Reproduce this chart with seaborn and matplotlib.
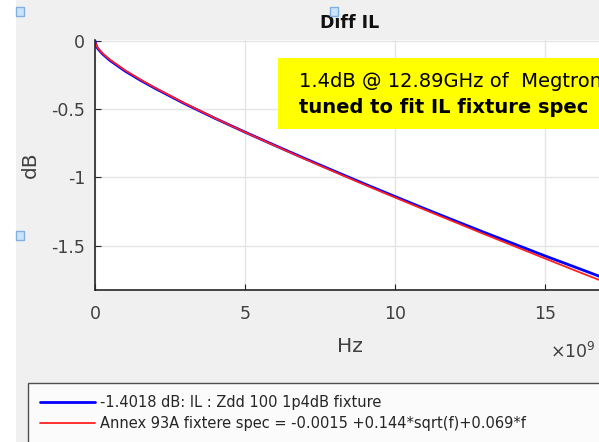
import numpy as np
import pandas as pd
import seaborn as sns
import matplotlib.pyplot as plt
from matplotlib.patches import Rectangle
from matplotlib.lines import Line2D
from matplotlib.ticker import ScalarFormatter

sns.set_style("white")
plt.rcParams['font.family'] = ['DejaVu Sans']

# frequency in GHz, insertion loss in dB
freq_ghz = [0, 0.05, 0.1, 0.25, 0.5, 1, 1.5, 2, 3, 4, 5, 6, 7, 8, 9,
            10, 11, 12, 13, 14, 15, 16, 17]
il_meas = [0, -0.040, -0.058, -0.095, -0.143, -0.220, -0.286, -0.347,
           -0.461, -0.567, -0.668, -0.766, -0.862, -0.956, -1.049,
           -1.140, -1.230, -1.318, -1.405, -1.490, -1.575, -1.657, -1.740]
il_spec = [-0.0015, -0.037, -0.054, -0.091, -0.138, -0.2145, -0.281, -0.343,
           -0.458, -0.566, -0.669, -0.768, -0.866, -0.961, -1.055,
           -1.147, -1.238, -1.328, -1.418, -1.506, -1.594, -1.682, -1.768]

label_meas = "-1.4018 dB: IL : Zdd 100 1p4dB fixture"
label_spec = "Annex 93A fixtere spec = -0.0015 +0.144*sqrt(f)+0.069*f"

df = pd.DataFrame({
    "Hz": np.array(freq_ghz * 2) * 1e9,
    "dB": il_meas + il_spec,
    "trace": [label_meas] * len(freq_ghz) + [label_spec] * len(freq_ghz),
})

fig = plt.figure(figsize=(5.99, 4.42), dpi=100, facecolor="#f0f0f0")
fig.patches.append(Rectangle((0, 0), 16 / 599, 1, transform=fig.transFigure,
                             facecolor="white", edgecolor="none", zorder=0))

ax = fig.add_axes([95 / 599, 1 - 290 / 442, 510 / 599, 250 / 442])
ax.set_facecolor("white")

sns.lineplot(data=df, x="Hz", y="dB", hue="trace",
             palette={label_meas: "#0000ff", label_spec: "#ff2020"},
             ax=ax, legend=False, estimator=None, sort=False)
ax.lines[0].set_linewidth(2.0)
ax.lines[1].set_linewidth(1.3)

ax.set_xlim(0, 17e9)
ax.set_ylim(-1.825, 0.007)
ax.set_xticks([0, 5e9, 10e9, 15e9])
ax.set_yticks([0, -0.5, -1, -1.5])
ax.set_yticklabels(["0", "-0.5", "-1", "-1.5"])
fmt = ScalarFormatter()
fmt.set_powerlimits((9, 9))
ax.xaxis.set_major_formatter(fmt)
ax.xaxis.get_offset_text().set_visible(False)

ax.grid(True, color="#e4e4e4", linewidth=1)
for s in ["top", "right"]:
    ax.spines[s].set_visible(False)
for s in ["left", "bottom"]:
    ax.spines[s].set_color("#262626")
    ax.spines[s].set_linewidth(1.2)
ax.tick_params(direction="in", length=4, colors="#262626", labelcolor="#404040",
               labelsize=12.5, left=True, bottom=True)
ax.tick_params(axis="x", pad=11)
ax.tick_params(axis="y", pad=7)

ax.set_xlabel("Hz", fontsize=14.5, color="#404040", labelpad=10)
ax.set_ylabel("dB", fontsize=14.5, color="#404040", labelpad=8)
ax.set_title("Diff IL", fontsize=12.5, fontweight="bold", color="#111111", pad=9)
fig.text(550 / 599, 1 - 358 / 442, r"$\times10^{9}$", fontsize=12.5, color="#404040")

# yellow annotation box
fig.patches.append(Rectangle((278 / 599, 1 - 129 / 442), 0.6, 71 / 442,
                             transform=fig.transFigure, facecolor="#ffff00",
                             edgecolor="none", zorder=5))
fig.text(299 / 599, 1 - 87 / 442, "1.4dB @ 12.89GHz of  Megtron6",
         fontsize=14, color="black", zorder=6)
fig.text(299 / 599, 1 - 113 / 442, "tuned to fit IL fixture spec",
         fontsize=14, fontweight="bold", color="black", zorder=6)

# legend below the axes
handles = [Line2D([], [], color="#0000ff", linewidth=2.0),
           Line2D([], [], color="#ff2020", linewidth=1.3)]
leg = fig.legend(handles, [label_meas, label_spec], loc="upper left",
                 bbox_to_anchor=(28 / 599, 0, 1.0, 1 - 383 / 442), mode="expand",
                 borderaxespad=0, fontsize=10.5, frameon=True, fancybox=False,
                 handlelength=3.8, handletextpad=0.35, borderpad=0.8,
                 labelspacing=0.45)
leg.get_frame().set_edgecolor("#262626")
leg.get_frame().set_linewidth(1.0)
for t in leg.get_texts():
    t.set_color("#262626")

# small figure edit handles
for (x, y) in [(16, 7), (16, 231), (330, 7)]:
    fig.patches.append(Rectangle((x / 599, 1 - (y + 9) / 442), 8 / 599, 9 / 442,
                                 transform=fig.transFigure, facecolor="#cde4f7",
                                 edgecolor="#7fb0de", linewidth=1, zorder=7))

fig.savefig("out.png", dpi=100, facecolor=fig.get_facecolor())
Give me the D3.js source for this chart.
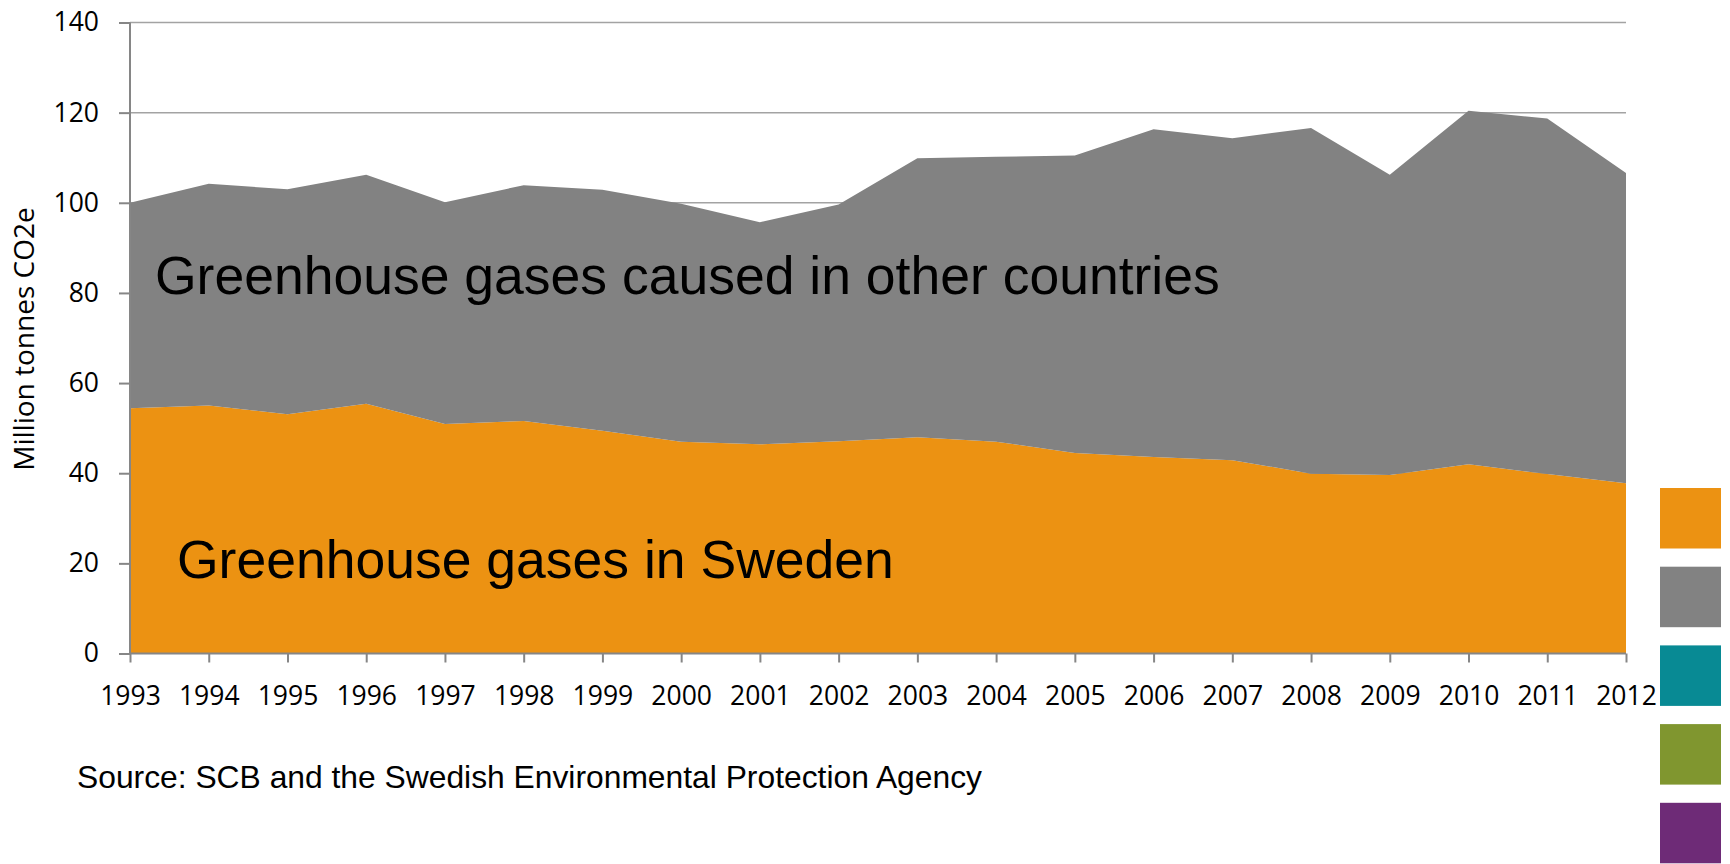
<!DOCTYPE html>
<html>
<head>
<meta charset="utf-8">
<title>Greenhouse gases</title>
<script src="https://cdn.jsdelivr.net/npm/d3@7"></script>
<style>
  body { margin: 0; background: #fff; }
  svg { display: block; }
</style>
</head>
<body>
<div id="chart"></div>
<script>
// data (million tonnes CO2e)
const years = [1993, 1994, 1995, 1996, 1997, 1998, 1999, 2000, 2001, 2002,
               2003, 2004, 2005, 2006, 2007, 2008, 2009, 2010, 2011, 2012];
const sweden = [54.4, 55.0, 53.1, 55.4, 50.9, 51.6, 49.4, 47.0, 46.4, 47.1,
                48.0, 47.0, 44.5, 43.6, 42.9, 39.9, 39.6, 42.0, 39.8, 37.8];
const abroad = [45.6, 49.2, 49.9, 50.8, 49.2, 52.3, 53.5, 52.8, 49.3, 52.5,
                61.9, 63.2, 66.0, 72.7, 71.4, 76.7, 66.6, 78.4, 78.9, 68.8];
const yTicks = [0, 20, 40, 60, 80, 100, 120, 140];
const seriesNames = ["Greenhouse gases in Sweden", "Greenhouse gases caused in other countries"];
const seriesColors = ["#ec9212", "#828282"];
const legendColors = ["#ec9212", "#828282", "#088a94", "#80962f", "#6e2b77"];

const W = 1730, H = 864;
const plotLeft = 130, plotRight = 1626, plotTop = 22.5, plotBottom = 653.5;

const svg = d3.select("#chart").append("svg")
    .attr("width", W)
    .attr("height", H);

const x = d3.scaleLinear().domain([years[0], years[years.length - 1]]).range([plotLeft, plotRight]);
const y = d3.scaleLinear().domain([0, 140]).range([plotBottom, plotTop]);

const rows = years.map((yr, i) => ({ year: yr, sweden: sweden[i], abroad: abroad[i] }));
const stacked = d3.stack().keys(["sweden", "abroad"])(rows);

// gridlines (behind the areas)
svg.append("g")
    .selectAll("line")
    .data(yTicks.filter(d => d > 0))
    .join("line")
    .attr("x1", plotLeft).attr("x2", plotRight)
    .attr("y1", d => y(d)).attr("y2", d => y(d))
    .attr("stroke", "#a3a3a3")
    .attr("stroke-width", 1.5);

const area = d3.area()
    .x(d => x(d.data.year))
    .y0(d => y(d[0]))
    .y1(d => y(d[1]));

svg.append("g")
    .selectAll("path")
    .data(stacked)
    .join("path")
    .attr("fill", (d, i) => seriesColors[i])
    .attr("d", area);

// y axis
const yAxis = svg.append("g")
    .attr("transform", `translate(${plotLeft},0)`)
    .call(d3.axisLeft(y).tickValues(yTicks).tickSize(11).tickPadding(20));
// x axis
const xAxis = svg.append("g")
    .attr("transform", `translate(0,${plotBottom})`)
    .call(d3.axisBottom(x).tickValues(years).tickFormat(d3.format("d")).tickSize(9).tickPadding(24));

[yAxis, xAxis].forEach(g => {
    g.select(".domain").attr("stroke", "#868686").attr("stroke-width", 2);
    g.selectAll(".tick line").attr("stroke", "#868686").attr("stroke-width", 2);
    g.selectAll("text")
        .attr("fill", "#000")
        .style("font-family", "'Open Sans', sans-serif")
        .style("font-size", "26.5px");
});
yAxis.select(".domain").attr("d", `M0,${plotTop}V${plotBottom}`);
xAxis.select(".domain").attr("d", `M${plotLeft},0H${plotRight}`);

// axis title
svg.append("text")
    .attr("transform", `translate(34,339) rotate(-90)`)
    .attr("text-anchor", "middle")
    .style("font-family", "'Open Sans', sans-serif")
    .style("font-size", "28px")
    .text("Million tonnes CO2e");

// area labels
svg.append("text")
    .attr("x", 155).attr("y", 294)
    .style("font-family", "'Liberation Sans', Arial, sans-serif")
    .style("font-size", "53.5px")
    .text(seriesNames[1]);
svg.append("text")
    .attr("x", 177).attr("y", 578)
    .style("font-family", "'Liberation Sans', Arial, sans-serif")
    .style("font-size", "53.5px")
    .text(seriesNames[0]);

// source
svg.append("text")
    .attr("x", 77).attr("y", 788)
    .style("font-family", "'Liberation Sans', Arial, sans-serif")
    .style("font-size", "31.8px")
    .text("Source: SCB and the Swedish Environmental Protection Agency");

// colour squares on the right
svg.append("g")
    .selectAll("rect")
    .data(legendColors)
    .join("rect")
    .attr("x", 1660)
    .attr("y", (d, i) => 488 + i * 78.7)
    .attr("width", 61)
    .attr("height", 60.5)
    .attr("fill", d => d);
</script>
</body>
</html>
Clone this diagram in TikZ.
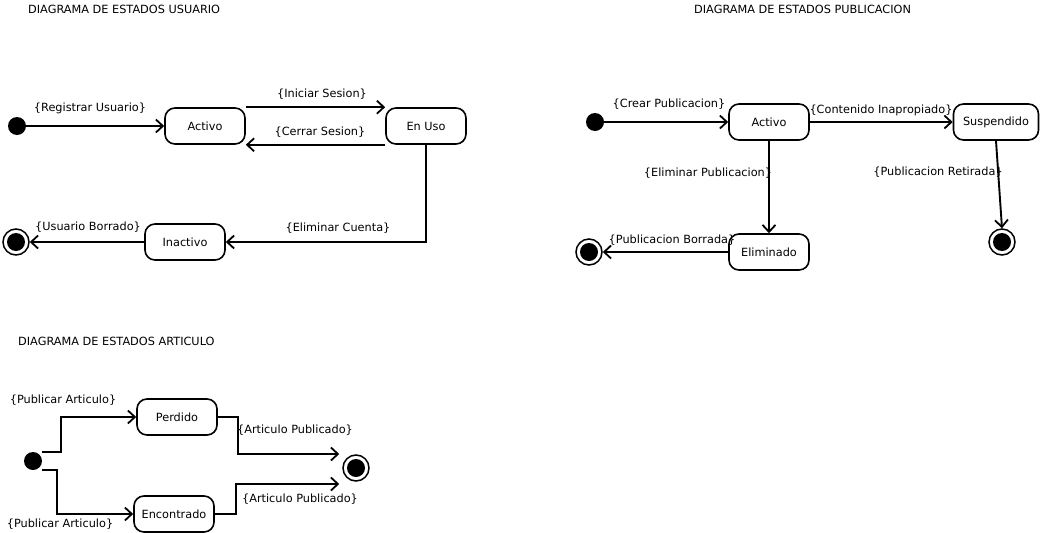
\documentclass[tikz,border=0pt]{standalone}
\usepackage{fontspec}
\setmainfont{DejaVu Sans}
\usetikzlibrary{arrows.meta}

\begin{document}
\begin{tikzpicture}[x=1pt,y=-1pt,
    font=\fontsize{11.3}{13}\selectfont,
    estado/.style={draw, line width=1.6pt, rounded corners=10pt,
      minimum width=80pt, minimum height=36pt, inner sep=2pt},
    inicio/.style={circle, fill, minimum size=18pt, inner sep=0pt},
    fin/.style={circle, draw, line width=1.5pt, minimum size=26pt, inner sep=0pt,
      path picture={\fill (path picture bounding box.center) circle (9pt);}},
    flecha/.style={line width=1.9pt, -{Straight Barb[length=7pt,width=13pt,line width=1.8pt]}},
    etiqueta/.style={inner sep=1pt},
    titulo/.style={anchor=west, inner sep=0pt}]
    \useasboundingbox (0,0) rectangle (1042,533);

    % usuario
    \node[titulo] (tusuario) at (28,9) {DIAGRAMA DE ESTADOS USUARIO};
    \node[inicio] (iniU) at (17,126) {};
    \node[estado] (activoU) at (205,126) {Activo};
    \node[estado] (enuso) at (426,126) {En Uso};
    \node[estado] (inactivo) at (185,242) {Inactivo};
    \node[fin] (finU) at (16,242) {};
    \draw[flecha] (iniU) -- (activoU);
    \draw[flecha] (activoU.north east) -- (enuso.north west);
    \draw[flecha] (enuso.south west) -- (activoU.south east);
    \draw[flecha] (enuso.south) |- (inactivo.east);
    \draw[flecha] (inactivo.west) -- (finU.east);
    \node[etiqueta] (lregistrar) at (90,108) {\{Registrar Usuario\}};
    \node[etiqueta] (liniciar) at (322,94) {\{Iniciar Sesion\}};
    \node[etiqueta] (lcerrar) at (320,132) {\{Cerrar Sesion\}};
    \node[etiqueta] (leliminarU) at (338,228) {\{Eliminar Cuenta\}};
    \node[etiqueta] (lborradoU) at (88,227) {\{Usuario Borrado\}};

    % publicacion
    \node[titulo] (tpublicacion) at (694,9) {DIAGRAMA DE ESTADOS PUBLICACION};
    \node[inicio] (iniP) at (595,122) {};
    \node[estado] (activoP) at (769,122) {Activo};
    \node[estado, minimum width=85pt] (suspendido) at (996,122) {Suspendido};
    \node[estado] (eliminado) at (769,252) {Eliminado};
    \node[fin] (finP) at (589,252) {};
    \node[fin] (finS) at (1002,242) {};
    \draw[flecha] (iniP) -- (activoP);
    \draw[flecha] (activoP.east) -- (suspendido.west);
    \draw[flecha] (activoP.south) -- (eliminado.north);
    \draw[flecha] (eliminado.west) -- (finP.east);
    \draw[flecha] (suspendido.south) -- (finS.north);
    \node[etiqueta] (lcrear) at (669,104) {\{Crear Publicacion\}};
    \node[etiqueta] (lcontenido) at (881,110) {\{Contenido Inapropiado\}};
    \node[etiqueta] (leliminarP) at (708,173) {\{Eliminar Publicacion\}};
    \node[etiqueta] (lborradaP) at (672,240) {\{Publicacion Borrada\}};
    \node[etiqueta] (lretirada) at (938,172) {\{Publicacion Retirada\}};

    % articulo
    \node[titulo] (tarticulo) at (18,341) {DIAGRAMA DE ESTADOS ARTICULO};
    \node[inicio] (iniA) at (33,461) {};
    \node[estado] (perdido) at (177,417) {Perdido};
    \node[estado] (encontrado) at (174,514) {Encontrado};
    \node[fin] (finA) at (356,468) {};
    \draw[flecha] ([yshift=9pt]iniA.east) -- ++(19,0) |- (perdido.west);
    \draw[flecha] ([yshift=-9pt]iniA.east) -- ++(15,0) |- (encontrado.west);
    \draw[flecha] (perdido.east) -- ++(20,0) |- ([xshift=-3pt,yshift=14pt]finA.west);
    \draw[flecha] (encontrado.east) -- ++(21,0) |- ([xshift=-3pt,yshift=-16pt]finA.west);
    \node[etiqueta] (lpublicar1) at (63,400) {\{Publicar Articulo\}};
    \node[etiqueta] (lpublicar2) at (60,524) {\{Publicar Articulo\}};
    \node[etiqueta] (lpublicado1) at (295,430) {\{Articulo Publicado\}};
    \node[etiqueta] (lpublicado2) at (300,499) {\{Articulo Publicado\}};
\end{tikzpicture}
\end{document}
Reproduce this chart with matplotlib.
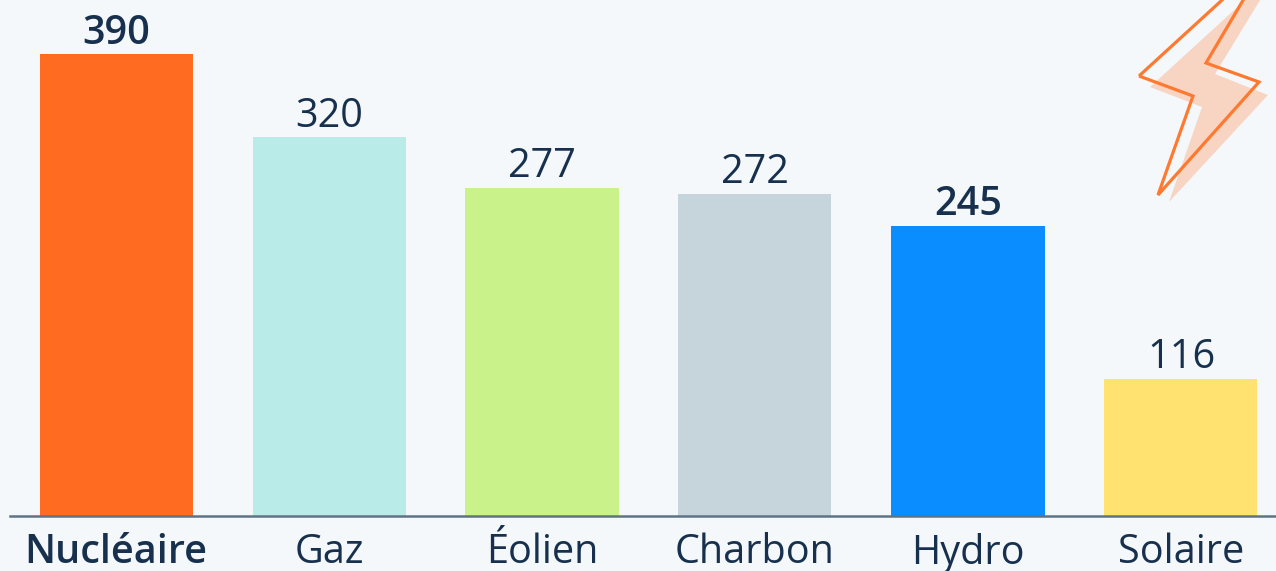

***

** Description of the task **
From the first line of the listing above, repeat every line through the one holding "plt.rcParams['font.family'] = ['DejaVu Sans']". Both ends count, and pictures stay out.

** Reply **
Reproduce this chart with seaborn and matplotlib.
import numpy as np
import pandas as pd
import seaborn as sns
import matplotlib.pyplot as plt
from matplotlib.patches import Rectangle
from matplotlib.lines import Line2D
from matplotlib.ticker import ScalarFormatter

sns.set_style("white")
plt.rcParams['font.family'] = ['DejaVu Sans']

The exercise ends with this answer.